-- Begin Record list --
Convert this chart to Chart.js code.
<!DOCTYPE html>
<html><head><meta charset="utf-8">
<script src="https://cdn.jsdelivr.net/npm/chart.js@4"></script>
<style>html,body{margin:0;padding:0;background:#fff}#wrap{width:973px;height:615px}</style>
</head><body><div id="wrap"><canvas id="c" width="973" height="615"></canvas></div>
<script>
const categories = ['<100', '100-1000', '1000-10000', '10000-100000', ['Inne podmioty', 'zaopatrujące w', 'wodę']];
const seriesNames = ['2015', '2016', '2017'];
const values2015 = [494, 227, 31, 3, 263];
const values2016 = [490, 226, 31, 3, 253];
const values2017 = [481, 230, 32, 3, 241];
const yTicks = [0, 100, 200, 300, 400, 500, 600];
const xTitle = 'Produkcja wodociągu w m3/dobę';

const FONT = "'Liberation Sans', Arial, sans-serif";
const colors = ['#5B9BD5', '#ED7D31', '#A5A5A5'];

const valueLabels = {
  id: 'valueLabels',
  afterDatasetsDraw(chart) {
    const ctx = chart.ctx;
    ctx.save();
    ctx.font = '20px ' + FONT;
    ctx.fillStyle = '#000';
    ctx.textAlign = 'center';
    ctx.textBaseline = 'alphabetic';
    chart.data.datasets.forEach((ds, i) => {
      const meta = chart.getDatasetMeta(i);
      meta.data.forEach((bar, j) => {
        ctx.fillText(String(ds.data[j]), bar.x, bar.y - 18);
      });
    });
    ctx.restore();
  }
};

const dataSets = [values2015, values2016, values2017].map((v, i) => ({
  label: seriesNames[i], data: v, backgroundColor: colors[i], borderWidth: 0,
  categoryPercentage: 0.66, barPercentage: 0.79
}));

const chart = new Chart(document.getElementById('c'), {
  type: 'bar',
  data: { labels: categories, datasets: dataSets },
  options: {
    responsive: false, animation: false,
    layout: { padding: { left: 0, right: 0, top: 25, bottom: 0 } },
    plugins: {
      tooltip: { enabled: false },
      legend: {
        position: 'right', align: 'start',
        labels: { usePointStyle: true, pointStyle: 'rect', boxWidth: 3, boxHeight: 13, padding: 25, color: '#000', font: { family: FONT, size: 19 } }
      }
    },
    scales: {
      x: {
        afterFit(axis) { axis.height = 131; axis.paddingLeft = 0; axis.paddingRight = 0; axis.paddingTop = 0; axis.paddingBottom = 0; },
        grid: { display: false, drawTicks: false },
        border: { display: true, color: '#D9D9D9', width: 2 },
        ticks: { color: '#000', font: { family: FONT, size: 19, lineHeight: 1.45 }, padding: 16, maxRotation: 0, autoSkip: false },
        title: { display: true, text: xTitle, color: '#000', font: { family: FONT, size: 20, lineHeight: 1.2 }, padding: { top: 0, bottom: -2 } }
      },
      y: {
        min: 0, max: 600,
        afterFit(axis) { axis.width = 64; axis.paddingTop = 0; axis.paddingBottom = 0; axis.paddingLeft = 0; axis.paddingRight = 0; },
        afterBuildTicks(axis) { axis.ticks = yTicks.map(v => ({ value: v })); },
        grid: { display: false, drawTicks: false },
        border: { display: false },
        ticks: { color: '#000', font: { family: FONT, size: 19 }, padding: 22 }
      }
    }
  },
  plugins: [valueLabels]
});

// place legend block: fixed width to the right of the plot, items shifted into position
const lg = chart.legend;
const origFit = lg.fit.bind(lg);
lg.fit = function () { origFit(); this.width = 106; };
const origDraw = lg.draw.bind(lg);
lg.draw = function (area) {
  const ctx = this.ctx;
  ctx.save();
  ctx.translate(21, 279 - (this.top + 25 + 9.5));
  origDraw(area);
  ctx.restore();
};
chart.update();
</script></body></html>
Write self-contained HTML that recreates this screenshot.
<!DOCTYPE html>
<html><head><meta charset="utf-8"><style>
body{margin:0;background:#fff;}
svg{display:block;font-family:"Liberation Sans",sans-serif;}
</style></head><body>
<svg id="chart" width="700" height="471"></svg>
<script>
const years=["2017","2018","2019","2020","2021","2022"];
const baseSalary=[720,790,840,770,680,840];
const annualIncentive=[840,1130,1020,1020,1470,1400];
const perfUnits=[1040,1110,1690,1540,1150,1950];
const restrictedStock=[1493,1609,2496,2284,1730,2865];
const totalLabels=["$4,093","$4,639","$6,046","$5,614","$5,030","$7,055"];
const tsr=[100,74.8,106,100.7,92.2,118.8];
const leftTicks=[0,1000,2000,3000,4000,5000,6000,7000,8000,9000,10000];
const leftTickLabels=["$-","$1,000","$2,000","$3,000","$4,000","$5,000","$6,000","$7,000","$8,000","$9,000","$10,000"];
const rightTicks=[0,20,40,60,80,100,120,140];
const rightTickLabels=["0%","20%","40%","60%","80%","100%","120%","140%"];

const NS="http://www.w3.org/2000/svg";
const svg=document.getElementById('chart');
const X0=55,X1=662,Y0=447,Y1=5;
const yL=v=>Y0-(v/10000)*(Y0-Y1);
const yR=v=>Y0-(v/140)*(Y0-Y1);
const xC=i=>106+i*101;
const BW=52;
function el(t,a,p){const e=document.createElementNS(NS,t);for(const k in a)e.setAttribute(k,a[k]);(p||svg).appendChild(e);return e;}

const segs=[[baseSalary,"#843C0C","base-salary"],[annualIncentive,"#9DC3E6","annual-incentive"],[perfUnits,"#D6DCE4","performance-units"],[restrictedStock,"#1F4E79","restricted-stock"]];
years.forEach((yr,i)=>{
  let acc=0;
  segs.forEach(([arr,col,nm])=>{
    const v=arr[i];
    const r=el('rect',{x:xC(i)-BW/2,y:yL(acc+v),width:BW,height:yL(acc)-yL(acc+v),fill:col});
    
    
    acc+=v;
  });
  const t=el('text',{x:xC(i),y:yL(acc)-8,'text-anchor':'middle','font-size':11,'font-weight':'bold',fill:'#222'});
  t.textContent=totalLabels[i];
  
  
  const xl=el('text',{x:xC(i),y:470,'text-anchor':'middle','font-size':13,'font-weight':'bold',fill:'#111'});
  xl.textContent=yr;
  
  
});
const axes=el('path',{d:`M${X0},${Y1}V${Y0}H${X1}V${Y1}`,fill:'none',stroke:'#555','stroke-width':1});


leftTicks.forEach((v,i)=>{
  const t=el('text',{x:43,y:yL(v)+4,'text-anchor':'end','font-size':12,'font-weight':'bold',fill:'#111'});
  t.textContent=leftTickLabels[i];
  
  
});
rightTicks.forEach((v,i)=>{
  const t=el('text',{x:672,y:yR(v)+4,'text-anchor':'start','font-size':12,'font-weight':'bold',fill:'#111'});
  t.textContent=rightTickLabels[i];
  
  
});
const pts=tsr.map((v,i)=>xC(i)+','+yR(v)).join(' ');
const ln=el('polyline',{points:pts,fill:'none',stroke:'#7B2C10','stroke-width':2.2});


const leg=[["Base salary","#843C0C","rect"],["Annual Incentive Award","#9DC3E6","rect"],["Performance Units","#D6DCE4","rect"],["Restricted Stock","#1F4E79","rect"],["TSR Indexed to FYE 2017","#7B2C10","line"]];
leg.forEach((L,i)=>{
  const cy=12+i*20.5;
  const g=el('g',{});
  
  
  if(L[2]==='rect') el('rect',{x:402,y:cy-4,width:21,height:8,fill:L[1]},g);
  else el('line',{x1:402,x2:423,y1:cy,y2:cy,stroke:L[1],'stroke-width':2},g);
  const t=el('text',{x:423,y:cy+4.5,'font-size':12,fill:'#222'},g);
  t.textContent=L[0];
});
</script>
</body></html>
-- End Record list --
Exercise brief: In the material above, find each line that contains the word "this", and select it.

Final answer:
Convert this chart to Chart.js code.
lg.fit = function () { origFit(); this.width = 106; };
  const ctx = this.ctx;
  ctx.translate(21, 279 - (this.top + 25 + 9.5));
Write self-contained HTML that recreates this screenshot.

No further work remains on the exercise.